Мне иногда удается побывать на той или иной прокуренной кухне, именно кухне, потому что в тусовочные места я хожу редко, и я заметил одну интересную вещь: когда ты говоришь с человеком, даже самым лучшим, а рядом сидят другие люди, пусть даже из его группы, он будет подменённый, будет «ставить стену». Ценно то, когда ты сидишь с человеком один на один: только тогда появляется понимание и точки соприкосновения. И ты остаешься самим собой.
— То есть, получается, что и в песнях быть до конца искренним невозможно, потому что это диалог с публикой – с большим количеством людей?

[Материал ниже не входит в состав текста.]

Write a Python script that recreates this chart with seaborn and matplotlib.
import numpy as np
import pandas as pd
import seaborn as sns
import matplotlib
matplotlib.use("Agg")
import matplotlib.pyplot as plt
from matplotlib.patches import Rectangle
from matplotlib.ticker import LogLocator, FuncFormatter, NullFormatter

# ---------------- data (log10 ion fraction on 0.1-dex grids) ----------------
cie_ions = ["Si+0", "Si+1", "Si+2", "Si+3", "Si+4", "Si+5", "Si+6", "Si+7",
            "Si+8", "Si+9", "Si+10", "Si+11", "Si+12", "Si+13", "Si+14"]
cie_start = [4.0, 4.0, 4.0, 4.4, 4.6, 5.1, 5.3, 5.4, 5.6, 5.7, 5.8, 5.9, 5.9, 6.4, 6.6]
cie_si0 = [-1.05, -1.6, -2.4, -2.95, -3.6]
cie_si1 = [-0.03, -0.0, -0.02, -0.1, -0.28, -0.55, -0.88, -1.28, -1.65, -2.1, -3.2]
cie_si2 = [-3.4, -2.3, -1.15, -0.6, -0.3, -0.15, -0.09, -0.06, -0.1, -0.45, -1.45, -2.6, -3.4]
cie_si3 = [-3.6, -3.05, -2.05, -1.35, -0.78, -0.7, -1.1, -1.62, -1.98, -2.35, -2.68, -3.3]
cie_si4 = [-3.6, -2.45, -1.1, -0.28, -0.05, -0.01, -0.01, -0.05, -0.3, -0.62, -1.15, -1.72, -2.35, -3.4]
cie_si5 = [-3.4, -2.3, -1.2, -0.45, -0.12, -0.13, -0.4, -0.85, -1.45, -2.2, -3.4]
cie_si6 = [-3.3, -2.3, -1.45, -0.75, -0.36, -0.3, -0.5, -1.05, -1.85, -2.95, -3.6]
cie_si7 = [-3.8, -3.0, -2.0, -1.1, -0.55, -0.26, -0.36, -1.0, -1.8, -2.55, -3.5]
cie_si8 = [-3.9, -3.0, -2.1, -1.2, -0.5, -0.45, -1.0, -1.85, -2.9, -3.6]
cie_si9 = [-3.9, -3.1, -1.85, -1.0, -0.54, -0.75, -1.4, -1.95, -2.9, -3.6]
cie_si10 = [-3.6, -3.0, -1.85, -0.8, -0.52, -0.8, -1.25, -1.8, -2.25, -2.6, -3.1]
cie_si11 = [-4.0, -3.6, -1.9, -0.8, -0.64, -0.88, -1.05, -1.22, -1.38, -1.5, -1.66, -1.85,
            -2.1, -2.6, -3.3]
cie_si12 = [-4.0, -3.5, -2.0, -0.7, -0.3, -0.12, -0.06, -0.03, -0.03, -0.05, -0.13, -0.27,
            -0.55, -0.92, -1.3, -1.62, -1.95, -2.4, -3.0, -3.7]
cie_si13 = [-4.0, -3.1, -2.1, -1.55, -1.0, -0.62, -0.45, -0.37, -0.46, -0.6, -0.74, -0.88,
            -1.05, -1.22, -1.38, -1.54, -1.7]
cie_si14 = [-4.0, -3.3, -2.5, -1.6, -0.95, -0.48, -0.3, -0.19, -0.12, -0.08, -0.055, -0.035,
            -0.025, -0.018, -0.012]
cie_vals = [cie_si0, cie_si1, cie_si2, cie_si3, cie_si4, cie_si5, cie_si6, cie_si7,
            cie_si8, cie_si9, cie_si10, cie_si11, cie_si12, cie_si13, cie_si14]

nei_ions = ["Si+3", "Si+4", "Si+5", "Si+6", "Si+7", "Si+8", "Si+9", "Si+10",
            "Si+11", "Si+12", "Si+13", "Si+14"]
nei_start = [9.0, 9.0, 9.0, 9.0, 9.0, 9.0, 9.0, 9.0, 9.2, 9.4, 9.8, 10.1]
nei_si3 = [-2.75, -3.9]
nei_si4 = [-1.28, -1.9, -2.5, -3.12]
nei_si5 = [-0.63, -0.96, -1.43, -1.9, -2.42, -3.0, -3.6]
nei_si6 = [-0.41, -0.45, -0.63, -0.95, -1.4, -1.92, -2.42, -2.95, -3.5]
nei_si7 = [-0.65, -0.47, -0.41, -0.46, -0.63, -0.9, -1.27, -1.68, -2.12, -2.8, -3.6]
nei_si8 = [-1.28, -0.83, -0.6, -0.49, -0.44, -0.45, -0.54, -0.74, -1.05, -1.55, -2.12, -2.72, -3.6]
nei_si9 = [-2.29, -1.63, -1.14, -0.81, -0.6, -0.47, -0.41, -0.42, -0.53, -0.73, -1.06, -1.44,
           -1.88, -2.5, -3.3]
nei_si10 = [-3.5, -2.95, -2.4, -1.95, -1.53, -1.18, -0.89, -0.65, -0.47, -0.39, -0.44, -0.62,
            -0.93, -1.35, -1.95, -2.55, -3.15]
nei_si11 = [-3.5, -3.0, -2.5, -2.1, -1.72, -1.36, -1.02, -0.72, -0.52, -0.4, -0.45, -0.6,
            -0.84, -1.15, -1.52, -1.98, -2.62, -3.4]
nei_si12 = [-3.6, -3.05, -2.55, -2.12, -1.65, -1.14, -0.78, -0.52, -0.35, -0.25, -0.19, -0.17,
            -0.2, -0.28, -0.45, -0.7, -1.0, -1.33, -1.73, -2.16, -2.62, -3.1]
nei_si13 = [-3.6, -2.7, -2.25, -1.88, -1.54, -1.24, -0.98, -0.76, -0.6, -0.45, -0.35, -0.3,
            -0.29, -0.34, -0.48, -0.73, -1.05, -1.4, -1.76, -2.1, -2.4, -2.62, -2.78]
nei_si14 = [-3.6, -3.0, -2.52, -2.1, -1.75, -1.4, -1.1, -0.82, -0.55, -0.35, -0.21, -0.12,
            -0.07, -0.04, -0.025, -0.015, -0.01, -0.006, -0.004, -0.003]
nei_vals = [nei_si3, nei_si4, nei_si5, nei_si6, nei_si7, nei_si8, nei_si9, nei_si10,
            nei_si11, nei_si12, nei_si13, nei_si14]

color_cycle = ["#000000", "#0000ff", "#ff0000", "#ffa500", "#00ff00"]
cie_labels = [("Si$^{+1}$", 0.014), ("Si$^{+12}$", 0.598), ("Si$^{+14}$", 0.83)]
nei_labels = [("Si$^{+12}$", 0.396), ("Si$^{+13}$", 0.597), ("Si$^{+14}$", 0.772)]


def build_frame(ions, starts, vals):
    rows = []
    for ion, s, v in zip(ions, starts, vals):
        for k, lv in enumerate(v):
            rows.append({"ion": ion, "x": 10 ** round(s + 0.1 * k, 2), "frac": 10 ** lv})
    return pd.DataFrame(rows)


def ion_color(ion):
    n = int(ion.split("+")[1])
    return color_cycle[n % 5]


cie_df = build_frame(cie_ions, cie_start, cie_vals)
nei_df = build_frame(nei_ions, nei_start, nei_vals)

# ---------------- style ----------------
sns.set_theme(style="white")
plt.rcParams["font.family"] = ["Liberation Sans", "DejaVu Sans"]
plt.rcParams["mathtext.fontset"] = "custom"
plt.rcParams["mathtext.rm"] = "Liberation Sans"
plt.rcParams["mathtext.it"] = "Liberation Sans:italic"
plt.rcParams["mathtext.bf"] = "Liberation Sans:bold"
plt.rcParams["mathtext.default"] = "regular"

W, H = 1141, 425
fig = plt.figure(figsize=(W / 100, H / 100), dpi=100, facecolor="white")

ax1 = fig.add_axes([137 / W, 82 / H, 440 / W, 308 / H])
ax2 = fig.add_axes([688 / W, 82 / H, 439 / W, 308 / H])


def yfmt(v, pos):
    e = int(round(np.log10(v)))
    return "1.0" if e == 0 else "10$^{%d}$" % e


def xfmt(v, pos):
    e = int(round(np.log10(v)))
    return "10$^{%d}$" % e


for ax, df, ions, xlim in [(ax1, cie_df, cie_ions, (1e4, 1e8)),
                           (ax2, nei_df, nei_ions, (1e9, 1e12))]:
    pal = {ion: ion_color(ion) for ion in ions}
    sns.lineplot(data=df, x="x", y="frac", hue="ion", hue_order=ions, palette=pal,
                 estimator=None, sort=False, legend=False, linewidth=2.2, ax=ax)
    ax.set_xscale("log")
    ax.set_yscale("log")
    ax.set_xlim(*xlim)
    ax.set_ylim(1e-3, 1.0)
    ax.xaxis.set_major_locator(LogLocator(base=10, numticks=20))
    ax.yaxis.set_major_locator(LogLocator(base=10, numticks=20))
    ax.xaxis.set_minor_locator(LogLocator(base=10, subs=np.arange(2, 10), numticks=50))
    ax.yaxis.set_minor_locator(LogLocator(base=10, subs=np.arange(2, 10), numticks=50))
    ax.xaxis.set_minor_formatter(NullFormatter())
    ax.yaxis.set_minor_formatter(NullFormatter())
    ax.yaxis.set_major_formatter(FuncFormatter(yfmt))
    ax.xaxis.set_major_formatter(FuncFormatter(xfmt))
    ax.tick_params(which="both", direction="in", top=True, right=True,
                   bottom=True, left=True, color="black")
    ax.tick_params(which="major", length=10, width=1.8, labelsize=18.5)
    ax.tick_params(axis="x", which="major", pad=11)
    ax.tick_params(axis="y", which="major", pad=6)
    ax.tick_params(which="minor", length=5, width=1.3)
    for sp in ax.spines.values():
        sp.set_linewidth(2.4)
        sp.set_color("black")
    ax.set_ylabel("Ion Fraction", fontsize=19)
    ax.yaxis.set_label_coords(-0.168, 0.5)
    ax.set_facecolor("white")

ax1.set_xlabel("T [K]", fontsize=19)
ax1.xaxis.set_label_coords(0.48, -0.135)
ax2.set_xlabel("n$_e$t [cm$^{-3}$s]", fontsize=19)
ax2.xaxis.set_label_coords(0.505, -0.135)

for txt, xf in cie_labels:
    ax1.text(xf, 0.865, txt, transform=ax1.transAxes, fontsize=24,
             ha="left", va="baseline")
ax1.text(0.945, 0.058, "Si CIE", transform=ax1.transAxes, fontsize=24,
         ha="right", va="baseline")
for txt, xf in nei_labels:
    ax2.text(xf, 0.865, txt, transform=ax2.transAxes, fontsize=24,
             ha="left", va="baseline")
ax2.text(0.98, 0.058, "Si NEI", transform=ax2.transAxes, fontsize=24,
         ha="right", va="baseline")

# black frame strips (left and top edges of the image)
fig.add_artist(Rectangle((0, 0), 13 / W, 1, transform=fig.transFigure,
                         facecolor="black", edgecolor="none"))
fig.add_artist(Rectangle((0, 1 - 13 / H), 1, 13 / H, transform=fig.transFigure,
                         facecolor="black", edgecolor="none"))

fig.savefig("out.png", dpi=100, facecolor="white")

— Почему? Песню ты пишешь ночью по ощущениям своим, ты остаешься сам с собой. У меня никогда не было ощущения, что я пишу, чтобы понравиться. Я даже правлю песни редко, даже если получается изначально коряво.

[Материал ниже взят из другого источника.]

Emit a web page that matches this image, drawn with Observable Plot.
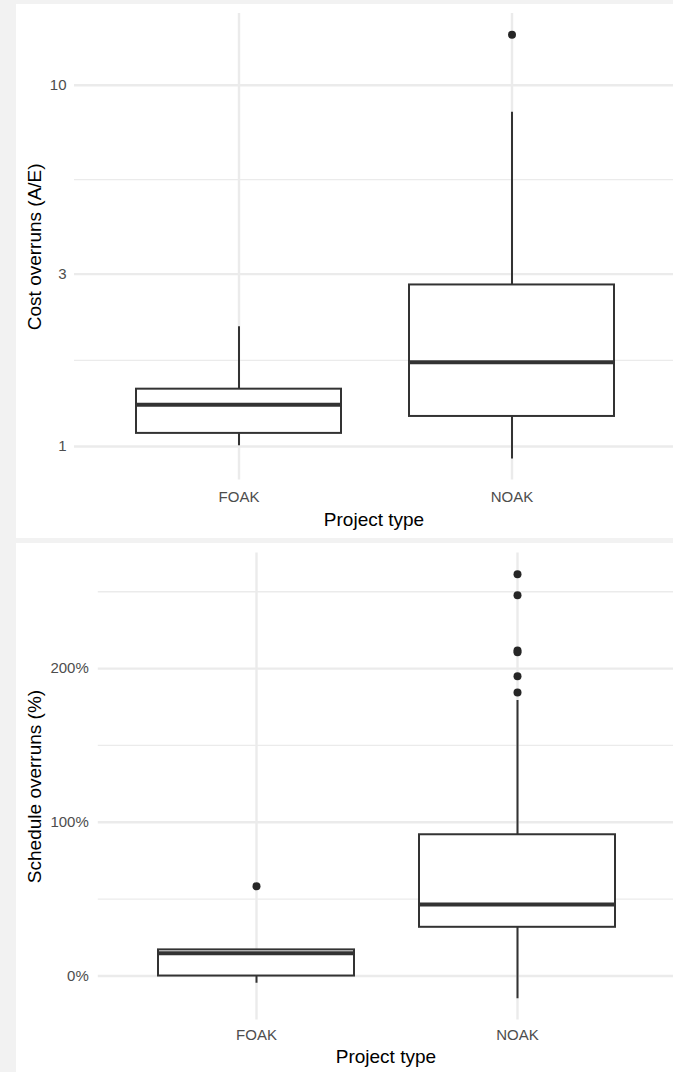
<!DOCTYPE html>
<html>
<head>
<meta charset="utf-8">
<script src="https://cdn.jsdelivr.net/npm/d3@7"></script>
<script src="https://cdn.jsdelivr.net/npm/@observablehq/plot@0.6"></script>
<style>
  html, body { margin: 0; padding: 0; background: #f2f2f2; }
  #page { position: relative; width: 673px; height: 1072px; background: #f2f2f2; overflow: hidden; }
  .panel { position: absolute; left: 16px; width: 657px; background: #ffffff; overflow: visible; }
  #cost { top: 4px; height: 534px; }
  #schedule { top: 543px; height: 529px; }
  .panel svg { display: block; overflow: visible; }
</style>
</head>
<body>
<div id="page">
  <div class="panel" id="cost"></div>
  <div class="panel" id="schedule"></div>
</div>
<script>
// Project categories
const projectTypes = ["FOAK", "NOAK"];

// Cost overruns, actual / estimated (log scale): box-plot statistics per project type
const costLow    = [1.004, 0.924];
const costQ1     = [1.087, 1.211];
const costMedian = [1.304, 1.712];
const costQ3     = [1.441, 2.80];
const costHigh   = [2.145, 8.42];
const costOutlierTypes = ["NOAK"];
const costOutliers     = [13.8];
const costTicks      = [1, 3, 10];
const costMinorTicks = [Math.sqrt(3), Math.sqrt(30)];

// Schedule overruns (%): box-plot statistics per project type
const schedLow    = [-4.7, -14.8];
const schedQ1     = [0, 31.7];
const schedMedian = [14.8, 46.5];
const schedQ3     = [17.0, 91.9];
const schedHigh   = [17.0, 179.2];
const schedOutlierTypes = ["FOAK", "NOAK", "NOAK", "NOAK", "NOAK", "NOAK", "NOAK"];
const schedOutliers     = [58.4, 261.4, 247.8, 211.8, 210.6, 195.1, 184.4];
const schedTicks      = [0, 100, 200];
const schedMinorTicks = [50, 150, 250];

const xTitle = "Project type";

const FONT = '"Liberation Sans", Arial, Helvetica, sans-serif';
const INK = "#333333";
const GRID = "#ebebeb";

function table(low, q1, median, q3, high) {
  return projectTypes.map((type, i) => ({type, low: low[i], q1: q1[i], median: median[i], q3: q3[i], high: high[i]}));
}
function outlierTable(types, values) {
  return types.map((type, i) => ({type, value: values[i]}));
}
// 5% expansion of the data range, in the transformed space
function expanded(values, fwd, inv) {
  const lo = fwd(d3.min(values)), hi = fwd(d3.max(values));
  const pad = 0.05 * (hi - lo);
  return [inv(lo - pad), inv(hi + pad)];
}

function boxPanel({stats, outliers, yType, yDomain, ticks, minorTicks, tickFormat, yTitle,
                   width, height, marginLeft, marginTop, marginBottom, xRange,
                   xTickPadding, yTickPadding, yTitleDx, xTitleDy}) {
  return Plot.plot({
    width, height, marginLeft, marginRight: 0, marginTop, marginBottom,
    style: {fontFamily: FONT, fontSize: "15px", background: "transparent", overflow: "visible"},
    x: {type: "band", domain: projectTypes, range: xRange, paddingInner: 0.25, paddingOuter: 0.225},
    y: {type: yType, domain: yDomain},
    marks: [
      Plot.gridY(minorTicks, {stroke: GRID, strokeOpacity: 1, strokeWidth: 1.3}),
      Plot.gridY(ticks, {stroke: GRID, strokeOpacity: 1, strokeWidth: 2.4}),
      Plot.gridX(projectTypes, {stroke: GRID, strokeOpacity: 1, strokeWidth: 2.4}),
      Plot.ruleX(stats, {x: "type", y1: "low", y2: "high", stroke: INK, strokeWidth: 2}),
      Plot.barY(stats, {x: "type", y1: "q1", y2: "q3", fill: "white", stroke: INK, strokeWidth: 2}),
      Plot.tickY(stats, {x: "type", y: "median", stroke: INK, strokeWidth: 4}),
      Plot.dot(outliers, {x: "type", y: "value", r: 4, fill: "#262626", stroke: "none"}),
      Plot.axisY(ticks, {tickSize: 0, tickPadding: yTickPadding, tickFormat, label: null, color: "#4d4d4d", fontSize: 15}),
      Plot.axisX({tickSize: 0, tickPadding: xTickPadding, label: null, color: "#4d4d4d", fontSize: 15}),
      Plot.text([yTitle], {frameAnchor: "left", rotate: -90, dx: yTitleDx, textAnchor: "middle", lineAnchor: "middle", fontSize: 19, fill: "#000"}),
      Plot.text([xTitle], {frameAnchor: "bottom", dy: xTitleDy, textAnchor: "middle", lineAnchor: "middle", fontSize: 19, fill: "#000"})
    ]
  });
}

const costStats = table(costLow, costQ1, costMedian, costQ3, costHigh);
const costPoints = outlierTable(costOutlierTypes, costOutliers);
const costDomain = expanded([...costLow, ...costHigh, ...costOutliers], Math.log10, v => Math.pow(10, v));

document.getElementById("cost").append(boxPanel({
  stats: costStats, outliers: costPoints, yType: "log", yDomain: costDomain,
  ticks: costTicks, minorTicks: costMinorTicks, tickFormat: d => String(d),
  yTitle: "Cost overruns (A/E)",
  width: 657, height: 534, marginLeft: 58, marginTop: 9, marginBottom: 58.4, xRange: [58, 659],
  xTickPadding: 11.5, yTickPadding: 8, yTitleDx: -39.7, xTitleDy: 39.4
}));

const schedStats = table(schedLow, schedQ1, schedMedian, schedQ3, schedHigh);
const schedPoints = outlierTable(schedOutlierTypes, schedOutliers);
const schedDomain = expanded([...schedLow, ...schedHigh, ...schedOutliers], v => v, v => v);

document.getElementById("schedule").append(boxPanel({
  stats: schedStats, outliers: schedPoints, yType: "linear", yDomain: schedDomain,
  ticks: schedTicks, minorTicks: schedMinorTicks, tickFormat: d => `${d}%`,
  yTitle: "Schedule overruns (%)",
  width: 657, height: 529, marginLeft: 81.8, marginTop: 9.5, marginBottom: 52.5, xRange: [81.8, 658],
  xTickPadding: 9.8, yTickPadding: 9.5, yTitleDx: -63.8, xTitleDy: 36.5
}));
</script>
</body>
</html>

— На протяжении того времени, что вы не выступали, у вас активно писались песни?
— Они у меня активно никогда не писались. Никакого графика, никакой периодичности… Некоторые вот пишут по фразе. Вот пришла фраза в голову, и автор её наращивает, наращивает, наращивает… Как ногти.(смеется) Сидит и пыжится, как при запоре… Нет, это не про меня. Я так не умею и не хочу.
— Аудитория влияет на вдохновение? Бывает так, что чем больше слушателей у человека, тем активнее пишутся песни?

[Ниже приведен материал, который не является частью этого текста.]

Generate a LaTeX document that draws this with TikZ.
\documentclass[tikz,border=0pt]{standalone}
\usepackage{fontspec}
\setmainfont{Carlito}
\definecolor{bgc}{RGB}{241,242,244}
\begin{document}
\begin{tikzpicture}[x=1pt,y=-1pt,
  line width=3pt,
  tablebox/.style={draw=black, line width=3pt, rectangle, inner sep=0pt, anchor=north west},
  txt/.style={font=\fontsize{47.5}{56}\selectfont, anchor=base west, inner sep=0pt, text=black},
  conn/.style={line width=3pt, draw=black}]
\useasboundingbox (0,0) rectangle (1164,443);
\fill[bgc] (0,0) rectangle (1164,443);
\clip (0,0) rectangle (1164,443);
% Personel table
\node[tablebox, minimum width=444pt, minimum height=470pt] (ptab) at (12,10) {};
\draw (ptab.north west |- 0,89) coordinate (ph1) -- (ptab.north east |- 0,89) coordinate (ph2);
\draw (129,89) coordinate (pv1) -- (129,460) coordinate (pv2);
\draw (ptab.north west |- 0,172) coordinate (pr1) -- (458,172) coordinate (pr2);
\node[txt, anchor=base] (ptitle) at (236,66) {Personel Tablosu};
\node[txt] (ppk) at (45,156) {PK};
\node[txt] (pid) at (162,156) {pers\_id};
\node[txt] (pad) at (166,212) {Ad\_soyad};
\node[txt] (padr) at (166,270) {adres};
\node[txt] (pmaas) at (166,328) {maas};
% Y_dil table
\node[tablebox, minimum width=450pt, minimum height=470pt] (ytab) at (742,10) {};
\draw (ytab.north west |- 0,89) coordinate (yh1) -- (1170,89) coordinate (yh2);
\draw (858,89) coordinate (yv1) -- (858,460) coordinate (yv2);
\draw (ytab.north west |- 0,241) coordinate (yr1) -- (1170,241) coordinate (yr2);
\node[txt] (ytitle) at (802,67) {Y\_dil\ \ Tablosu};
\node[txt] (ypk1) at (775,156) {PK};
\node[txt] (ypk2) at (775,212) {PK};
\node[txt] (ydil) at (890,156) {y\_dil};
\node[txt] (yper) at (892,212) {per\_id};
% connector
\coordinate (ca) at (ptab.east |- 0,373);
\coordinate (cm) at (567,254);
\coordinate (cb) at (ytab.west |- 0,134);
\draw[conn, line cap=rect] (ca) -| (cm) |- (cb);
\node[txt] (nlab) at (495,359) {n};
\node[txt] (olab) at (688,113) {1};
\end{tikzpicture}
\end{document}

— Может быть, именно это стремление музыкантов быть эффектными и убило прекрасную советскую традицию квартирников?
— Нет, не это убило. Квартирники убили жадность и тщеславие. Попробуй зазови сейчас артиста уровня Гребенщикова на квартирник. Нет, он придет, но только если там будет телевидение, раз уж на гонорар рассчитывать не приходится. Да, я тоже хочу денег, но я должен их заработать песнями, а не внешним видом, не цветом волос и не искривлёнными в другую сторону ногами.
— Вам приходилось бывать на квартирниках в то время?
— Да, я и в Грозном был. В те времена русских там было очень много, город был интернациональный, эдакий Вавилон. Здорово все проходило: в студенческих общежитиях, во дворах на лавочках или даже на пеньках каких-нибудь, на овощных базах… Интересно было.